October 11, 2009

My photography is

felipezee:

unnerving:

slacker-bitch:

taking me nowhere.

My photography is not going to get published in magazines or books. It won’t get written about in newspapers or in blogs. It won’t earn me recognition. I’ll never win any awards for it.

It’s pointless. I hate being not good enough but I’m too old now, so I can’t go back in time and start taking photos when I was younger. It’s too late. I’ll be so glad when November rolls around, then I can delete my account. My photos. Everything. No more internal obligations to take photos. No more irritation from them. Nothing to nothing.

honestly, it’s pointless either way.

and boring.

I always have urges to delete my flickr and start a new one with random shit on it, because honestly taking snapshots of stuff is more amusing than actually doing proper photos. anyway photography is generally depressing so I don’t know why we all do it in the first place…

MAJOR DISAGREE. WITH BOTH POSTS.

It’s not about getting getting published, it’s not about being conventionally good, it’s not about being recognized, it’s not about any of that.

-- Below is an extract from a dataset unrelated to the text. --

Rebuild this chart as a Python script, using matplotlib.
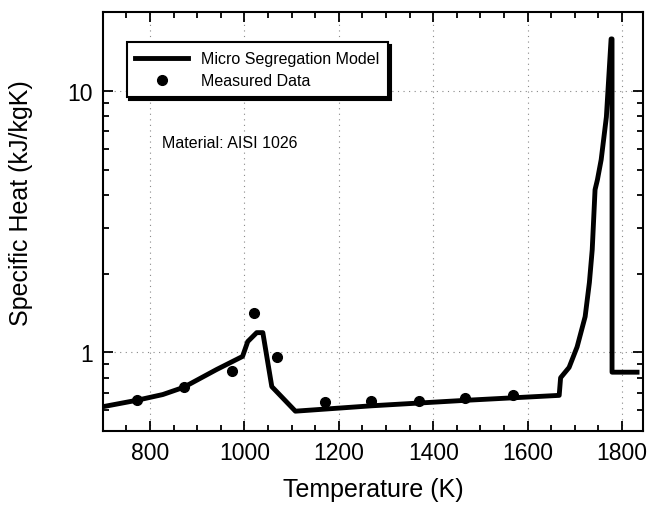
import numpy as np
import matplotlib.pyplot as plt
from matplotlib.ticker import LogLocator, FixedLocator, NullFormatter, MultipleLocator

plt.rcParams['font.family'] = ['Liberation Sans', 'DejaVu Sans']

# model curve (micro segregation model)
model_T = [700, 772, 827, 871, 941, 996, 1007, 1026, 1039, 1058, 1108,
           1270, 1470, 1667, 1670, 1688, 1705, 1722, 1731, 1737, 1743,
           1748, 1756, 1767, 1777, 1779, 1779, 1832]
model_cp = [0.62, 0.656, 0.69, 0.735, 0.86, 0.965, 1.10, 1.19, 1.19, 0.74, 0.596,
            0.625, 0.656, 0.685, 0.80, 0.876, 1.05, 1.37, 1.85, 2.47, 4.19,
            4.57, 5.46, 7.95, 15.8, 15.8, 0.84, 0.84]

# measured data
meas_T = [773, 871, 973, 1020, 1068, 1170, 1269, 1369, 1468, 1570]
meas_cp = [0.656, 0.74, 0.846, 1.42, 0.957, 0.644, 0.65, 0.65, 0.667, 0.69]

fig = plt.figure(figsize=(6.51, 5.06), dpi=100)
ax = fig.add_axes([0.158, 0.146, 0.830, 0.828])

ax.plot(model_T, model_cp, color='black', lw=3.5, solid_joinstyle='round',
        label='Micro Segregation Model')
ax.plot(meas_T, meas_cp, 'o', color='black', ms=7, label='Measured Data')

ax.set_yscale('log')
ax.set_xlim(700, 1845)
ax.set_ylim(0.5, 20)

ax.xaxis.set_major_locator(MultipleLocator(200))
ax.xaxis.set_minor_locator(MultipleLocator(50))
ax.yaxis.set_major_locator(FixedLocator([1, 10]))
ax.yaxis.set_major_formatter(plt.FuncFormatter(lambda v, p: f'{v:g}'))
ax.yaxis.set_minor_locator(LogLocator(base=10, subs=np.arange(2, 10)))
ax.yaxis.set_minor_formatter(NullFormatter())

ax.tick_params(which='both', direction='in', top=True, right=True, width=1.3)
ax.tick_params(which='major', length=7, labelsize=16.5, pad=7)
ax.tick_params(which='minor', length=4)
for s in ax.spines.values():
    s.set_linewidth(1.5)

ax.grid(True, which='major', ls=(0, (1, 4)), color='#888888', lw=0.8)

ax.set_xlabel('Temperature (K)', fontsize=18)
ax.set_ylabel('Specific Heat (kJ/kgK)', fontsize=18)
ax.xaxis.set_label_coords(0.5, -0.11)
ax.yaxis.set_label_coords(-0.13, 0.547)

ax.text(0.11, 0.69, 'Material: AISI 1026', transform=ax.transAxes,
        fontsize=11.5, va='center')

leg = ax.legend(loc='upper left', bbox_to_anchor=(0.044, 0.928), borderaxespad=0,
                fontsize=11.5, handlelength=3.3, frameon=True, fancybox=False,
                shadow={'color': 'black', 'alpha': 1}, borderpad=0.55,
                labelspacing=0.45, handletextpad=0.8)
leg.get_frame().set_edgecolor('black')
leg.get_frame().set_linewidth(1.5)

fig.savefig('out.png', dpi=100)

It’s about a moment. What’s beautiful about photography is the memory preserved by the photograph. Where you were, what you were doing, what you were feeling, what you were thinking— forever retained.

Nostalgia’s best friend.

there’s no wrong or right answer to these. i love it because i use it to express myself; what i’m thinking, feeling, experiencing. authors use words on paper, but i suck at communication and words, so i use visuals. it should never be all about being seen and getting awards. and it should never make you depressed; frustrated, sure; antsy, why not. don’t let the every day people who own cameras and call themselves photographers let you down. they’re in this too, but on a different page. you can’t get upset over that.